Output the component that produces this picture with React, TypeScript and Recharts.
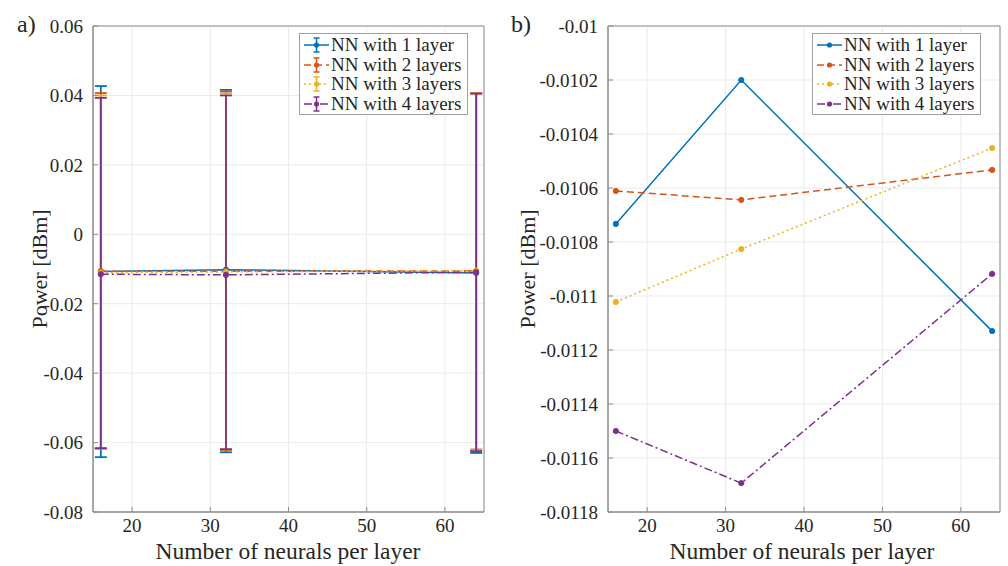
import React from "react";
import {
  LineChart,
  Line,
  XAxis,
  YAxis,
  CartesianGrid,
  ErrorBar,
  Legend,
  ReferenceArea,
} from "recharts";

// neurons per layer (x positions)
const neurons = [16, 32, 64];

// mean power per network depth [dBm]
const nn1 = [-0.010733, -0.0102, -0.01113];
const nn2 = [-0.010611, -0.010644, -0.010533];
const nn3 = [-0.011022, -0.010826, -0.010452];
const nn4 = [-0.0115, -0.011693, -0.010918];

// error bar ends (left panel)
const nn1Upper = [0.0427, 0.0416, 0.0407];
const nn1Lower = [-0.0642, -0.0628, -0.063];
const nn2Upper = [0.0407, 0.0411, 0.0407];
const nn2Lower = [-0.0618, -0.0622, -0.062];
const nn3Upper = [0.04, 0.0406, 0.0406];
const nn3Lower = [-0.0617, -0.062, -0.0622];
const nn4Upper = [0.0393, 0.04, 0.0405];
const nn4Lower = [-0.0616, -0.0619, -0.0625];

const seriesNames = ["NN with 1 layer", "NN with 2 layers", "NN with 3 layers", "NN with 4 layers"];

const xTicks = [20, 30, 40, 50, 60];
const leftYTicks = [0.06, 0.04, 0.02, 0, -0.02, -0.04, -0.06, -0.08];
const rightYTicks = [-0.01, -0.0102, -0.0104, -0.0106, -0.0108, -0.011, -0.0112, -0.0114, -0.0116, -0.0118];

const means = [nn1, nn2, nn3, nn4];
const uppers = [nn1Upper, nn2Upper, nn3Upper, nn4Upper];
const lowers = [nn1Lower, nn2Lower, nn3Lower, nn4Lower];

const COLORS = ["#0072BD", "#D95319", "#EDB120", "#7E2F8E"];
const DASHES = [undefined, "7 4", "2 3", "8 3 2 3"];
const FONT = "'Liberation Serif', 'DejaVu Serif', serif";
const TEXT = "#262626";
const AXIS = "#8c8c8c";

const rows = neurons.map((n, i) => {
  const row: Record<string, any> = { n };
  means.forEach((m, k) => {
    row[`s${k}`] = m[i];
    row[`e${k}`] = [m[i] - lowers[k][i], uppers[k][i] - m[i]];
  });
  return row;
});

const fmt = (v: number) => (v === 0 ? "0" : String(parseFloat(v.toFixed(4))));

const XTick = (props: any) => (
  <text x={props.x} y={props.y} dy="0.75em" textAnchor="middle" fill={TEXT} fontSize={19} fontFamily={FONT}>
    {fmt(props.payload.value)}
  </text>
);

const YTick = (props: any) => (
  <text x={props.x} y={props.y} dy="0.36em" textAnchor="end" fill={TEXT} fontSize={19} fontFamily={FONT}>
    {fmt(props.payload.value)}
  </text>
);

function LegendBox({ errorBars }: { errorBars: boolean }) {
  return (
    <div
      style={{
        border: "1px solid #a0a0a0",
        background: "#fff",
        padding: "1px 6px 1px 3px",
        fontFamily: FONT,
        fontSize: 19,
        color: TEXT,
        lineHeight: "19.5px",
      }}
    >
      {seriesNames.map((name, k) => (
        <div key={name} style={{ display: "flex", alignItems: "center", whiteSpace: "nowrap" }}>
          <svg width={27} height={19} style={{ marginRight: 1 }}>
            <line x1={1} x2={26} y1={10} y2={10} stroke={COLORS[k]} strokeWidth={1.5} strokeDasharray={DASHES[k]} />
            {errorBars && (
              <g stroke={COLORS[k]} strokeWidth={1.5}>
                <line x1={13.5} x2={13.5} y1={3} y2={17} />
                <line x1={10.5} x2={16.5} y1={3} y2={3} />
                <line x1={10.5} x2={16.5} y1={17} y2={17} />
              </g>
            )}
            <circle cx={13.5} cy={10} r={2.6} fill={COLORS[k]} />
          </svg>
          <span>{name}</span>
        </div>
      ))}
    </div>
  );
}

function Panel({
  errorBars,
  yDomain,
  yTicks,
  legendLeft,
}: {
  errorBars: boolean;
  yDomain: [number, number];
  yTicks: number[];
  legendLeft: number;
}) {
  const yWidth = errorBars ? 93 : 104;
  const rightMargin = errorBars ? 20 : 8;
  return (
    <LineChart
      width={504}
      height={566}
      data={rows}
      margin={{ top: 26, right: rightMargin, left: 0, bottom: 0 }}
    >
      <CartesianGrid stroke="#ebebeb" strokeWidth={1} />
      <XAxis
        dataKey="n"
        type="number"
        domain={[15, 65]}
        ticks={xTicks}
        allowDataOverflow
        height={54}
        stroke={AXIS}
        tickLine={{ stroke: AXIS }}
        tickSize={-5}
        tickMargin={11}
        tick={<XTick />}
      />
      <YAxis
        type="number"
        domain={yDomain}
        ticks={yTicks}
        allowDataOverflow
        width={yWidth}
        stroke={AXIS}
        tickLine={{ stroke: AXIS }}
        tickSize={-5}
        tickMargin={15}
        tick={<YTick />}
      />
      <ReferenceArea
        x1={15}
        x2={65}
        y1={yDomain[0]}
        y2={yDomain[1]}
        fill="none"
        stroke={AXIS}
        strokeWidth={1}
        ifOverflow="visible"
      />
      {means.map((_, k) => (
        <Line
          key={k}
          dataKey={`s${k}`}
          name={seriesNames[k]}
          stroke={COLORS[k]}
          strokeWidth={1.5}
          strokeDasharray={DASHES[k]}
          dot={{ r: 2.6, fill: COLORS[k], stroke: COLORS[k], strokeWidth: 1, strokeDasharray: "" }}
          activeDot={false}
          isAnimationActive={false}
        >
          {errorBars && (
            <ErrorBar
              dataKey={`e${k}`}
              direction="y"
              width={6}
              stroke={COLORS[k]}
              strokeWidth={1.8}
              isAnimationActive={false}
            />
          )}
        </Line>
      ))}
      <Legend
        layout="vertical"
        align="center"
        verticalAlign="middle"
        content={() => <LegendBox errorBars={errorBars} />}
        wrapperStyle={{ left: legendLeft, top: 33, width: "auto", right: "auto", bottom: "auto" }}
      />
    </LineChart>
  );
}

const labelStyle: React.CSSProperties = {
  position: "absolute",
  fontFamily: FONT,
  fontSize: 23.5,
  color: TEXT,
  whiteSpace: "nowrap",
  textAlign: "center",
  width: 300,
  lineHeight: "26px",
};

export default function App() {
  return (
    <div style={{ position: "absolute", left: 0, top: 0, width: 1008, height: 566, background: "#fff", overflow: "hidden", fontFamily: FONT }}>
      <div style={{ position: "absolute", left: 0, top: 0 }}>
        <Panel errorBars yDomain={[-0.08, 0.06]} yTicks={leftYTicks} legendLeft={299} />
      </div>
      <div style={{ position: "absolute", left: 504, top: 0 }}>
        <Panel errorBars={false} yDomain={[-0.0118, -0.01]} yTicks={rightYTicks} legendLeft={308} />
      </div>
      <div style={{ ...labelStyle, left: 17, top: 11, width: "auto", fontSize: 24 }}>a)</div>
      <div style={{ ...labelStyle, left: 511, top: 11, width: "auto", fontSize: 24 }}>b)</div>
      <div style={{ ...labelStyle, left: 288 - 150, top: 538 }}>Number of neurals per layer</div>
      <div style={{ ...labelStyle, left: 802 - 150, top: 538 }}>Number of neurals per layer</div>
      <div style={{ ...labelStyle, fontSize: 22, left: 40 - 150, top: 269 - 13, transform: "rotate(-90deg)" }}>Power [dBm]</div>
      <div style={{ ...labelStyle, fontSize: 22, left: 528 - 150, top: 269 - 13, transform: "rotate(-90deg)" }}>Power [dBm]</div>
    </div>
  );
}
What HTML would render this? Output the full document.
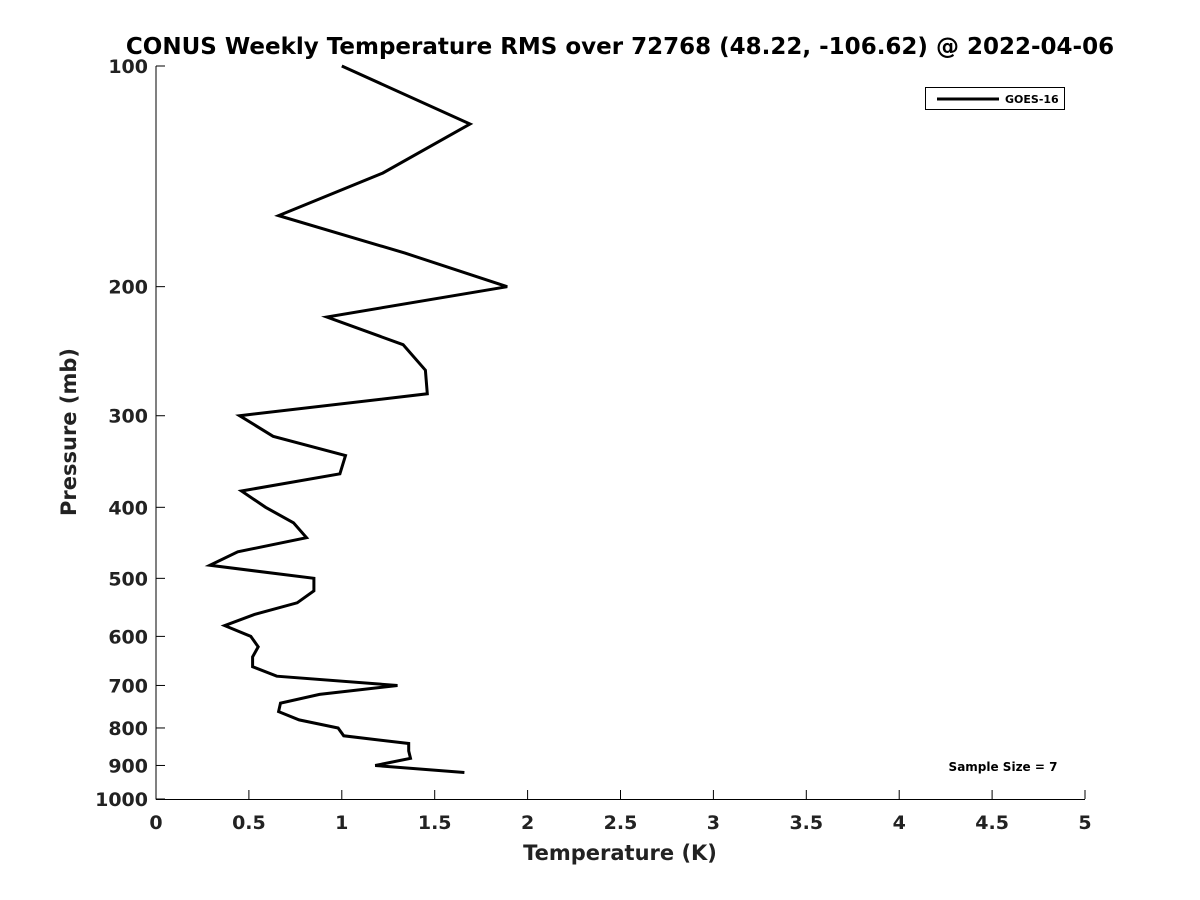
——
Every entry should be returned exactly as written, minus the pictures.

=== RESULT ===
Output the component that produces this picture with React, TypeScript and Recharts.
import React from "react";
import {
  LineChart,
  Line,
  XAxis,
  YAxis,
  CartesianGrid,
  ErrorBar,
  Legend,
  ReferenceArea,
} from "recharts";

// neurons per layer (x positions)
const neurons = [16, 32, 64];

// mean power per network depth [dBm]
const nn1 = [-0.010733, -0.0102, -0.01113];
const nn2 = [-0.010611, -0.010644, -0.010533];
const nn3 = [-0.011022, -0.010826, -0.010452];
const nn4 = [-0.0115, -0.011693, -0.010918];

// error bar ends (left panel)
const nn1Upper = [0.0427, 0.0416, 0.0407];
const nn1Lower = [-0.0642, -0.0628, -0.063];
const nn2Upper = [0.0407, 0.0411, 0.0407];
const nn2Lower = [-0.0618, -0.0622, -0.062];
const nn3Upper = [0.04, 0.0406, 0.0406];
const nn3Lower = [-0.0617, -0.062, -0.0622];
const nn4Upper = [0.0393, 0.04, 0.0405];
const nn4Lower = [-0.0616, -0.0619, -0.0625];

const seriesNames = ["NN with 1 layer", "NN with 2 layers", "NN with 3 layers", "NN with 4 layers"];

const xTicks = [20, 30, 40, 50, 60];
const leftYTicks = [0.06, 0.04, 0.02, 0, -0.02, -0.04, -0.06, -0.08];
const rightYTicks = [-0.01, -0.0102, -0.0104, -0.0106, -0.0108, -0.011, -0.0112, -0.0114, -0.0116, -0.0118];

const means = [nn1, nn2, nn3, nn4];
const uppers = [nn1Upper, nn2Upper, nn3Upper, nn4Upper];
const lowers = [nn1Lower, nn2Lower, nn3Lower, nn4Lower];

const COLORS = ["#0072BD", "#D95319", "#EDB120", "#7E2F8E"];
const DASHES = [undefined, "7 4", "2 3", "8 3 2 3"];
const FONT = "'Liberation Serif', 'DejaVu Serif', serif";
const TEXT = "#262626";
const AXIS = "#8c8c8c";

const rows = neurons.map((n, i) => {
  const row: Record<string, any> = { n };
  means.forEach((m, k) => {
    row[`s${k}`] = m[i];
    row[`e${k}`] = [m[i] - lowers[k][i], uppers[k][i] - m[i]];
  });
  return row;
});

const fmt = (v: number) => (v === 0 ? "0" : String(parseFloat(v.toFixed(4))));

const XTick = (props: any) => (
  <text x={props.x} y={props.y} dy="0.75em" textAnchor="middle" fill={TEXT} fontSize={19} fontFamily={FONT}>
    {fmt(props.payload.value)}
  </text>
);

const YTick = (props: any) => (
  <text x={props.x} y={props.y} dy="0.36em" textAnchor="end" fill={TEXT} fontSize={19} fontFamily={FONT}>
    {fmt(props.payload.value)}
  </text>
);

function LegendBox({ errorBars }: { errorBars: boolean }) {
  return (
    <div
      style={{
        border: "1px solid #a0a0a0",
        background: "#fff",
        padding: "1px 6px 1px 3px",
        fontFamily: FONT,
        fontSize: 19,
        color: TEXT,
        lineHeight: "19.5px",
      }}
    >
      {seriesNames.map((name, k) => (
        <div key={name} style={{ display: "flex", alignItems: "center", whiteSpace: "nowrap" }}>
          <svg width={27} height={19} style={{ marginRight: 1 }}>
            <line x1={1} x2={26} y1={10} y2={10} stroke={COLORS[k]} strokeWidth={1.5} strokeDasharray={DASHES[k]} />
            {errorBars && (
              <g stroke={COLORS[k]} strokeWidth={1.5}>
                <line x1={13.5} x2={13.5} y1={3} y2={17} />
                <line x1={10.5} x2={16.5} y1={3} y2={3} />
                <line x1={10.5} x2={16.5} y1={17} y2={17} />
              </g>
            )}
            <circle cx={13.5} cy={10} r={2.6} fill={COLORS[k]} />
          </svg>
          <span>{name}</span>
        </div>
      ))}
    </div>
  );
}

function Panel({
  errorBars,
  yDomain,
  yTicks,
  legendLeft,
}: {
  errorBars: boolean;
  yDomain: [number, number];
  yTicks: number[];
  legendLeft: number;
}) {
  const yWidth = errorBars ? 93 : 104;
  const rightMargin = errorBars ? 20 : 8;
  return (
    <LineChart
      width={504}
      height={566}
      data={rows}
      margin={{ top: 26, right: rightMargin, left: 0, bottom: 0 }}
    >
      <CartesianGrid stroke="#ebebeb" strokeWidth={1} />
      <XAxis
        dataKey="n"
        type="number"
        domain={[15, 65]}
        ticks={xTicks}
        allowDataOverflow
        height={54}
        stroke={AXIS}
        tickLine={{ stroke: AXIS }}
        tickSize={-5}
        tickMargin={11}
        tick={<XTick />}
      />
      <YAxis
        type="number"
        domain={yDomain}
        ticks={yTicks}
        allowDataOverflow
        width={yWidth}
        stroke={AXIS}
        tickLine={{ stroke: AXIS }}
        tickSize={-5}
        tickMargin={15}
        tick={<YTick />}
      />
      <ReferenceArea
        x1={15}
        x2={65}
        y1={yDomain[0]}
        y2={yDomain[1]}
        fill="none"
        stroke={AXIS}
        strokeWidth={1}
        ifOverflow="visible"
      />
      {means.map((_, k) => (
        <Line
          key={k}
          dataKey={`s${k}`}
          name={seriesNames[k]}
          stroke={COLORS[k]}
          strokeWidth={1.5}
          strokeDasharray={DASHES[k]}
          dot={{ r: 2.6, fill: COLORS[k], stroke: COLORS[k], strokeWidth: 1, strokeDasharray: "" }}
          activeDot={false}
          isAnimationActive={false}
        >
          {errorBars && (
            <ErrorBar
              dataKey={`e${k}`}
              direction="y"
              width={6}
              stroke={COLORS[k]}
              strokeWidth={1.8}
              isAnimationActive={false}
            />
          )}
        </Line>
      ))}
      <Legend
        layout="vertical"
        align="center"
        verticalAlign="middle"
        content={() => <LegendBox errorBars={errorBars} />}
        wrapperStyle={{ left: legendLeft, top: 33, width: "auto", right: "auto", bottom: "auto" }}
      />
    </LineChart>
  );
}

const labelStyle: React.CSSProperties = {
  position: "absolute",
  fontFamily: FONT,
  fontSize: 23.5,
  color: TEXT,
  whiteSpace: "nowrap",
  textAlign: "center",
  width: 300,
  lineHeight: "26px",
};

export default function App() {
  return (
    <div style={{ position: "absolute", left: 0, top: 0, width: 1008, height: 566, background: "#fff", overflow: "hidden", fontFamily: FONT }}>
      <div style={{ position: "absolute", left: 0, top: 0 }}>
        <Panel errorBars yDomain={[-0.08, 0.06]} yTicks={leftYTicks} legendLeft={299} />
      </div>
      <div style={{ position: "absolute", left: 504, top: 0 }}>
        <Panel errorBars={false} yDomain={[-0.0118, -0.01]} yTicks={rightYTicks} legendLeft={308} />
      </div>
      <div style={{ ...labelStyle, left: 17, top: 11, width: "auto", fontSize: 24 }}>a)</div>
      <div style={{ ...labelStyle, left: 511, top: 11, width: "auto", fontSize: 24 }}>b)</div>
      <div style={{ ...labelStyle, left: 288 - 150, top: 538 }}>Number of neurals per layer</div>
      <div style={{ ...labelStyle, left: 802 - 150, top: 538 }}>Number of neurals per layer</div>
      <div style={{ ...labelStyle, fontSize: 22, left: 40 - 150, top: 269 - 13, transform: "rotate(-90deg)" }}>Power [dBm]</div>
      <div style={{ ...labelStyle, fontSize: 22, left: 528 - 150, top: 269 - 13, transform: "rotate(-90deg)" }}>Power [dBm]</div>
    </div>
  );
}
What HTML would render this? Output the full document.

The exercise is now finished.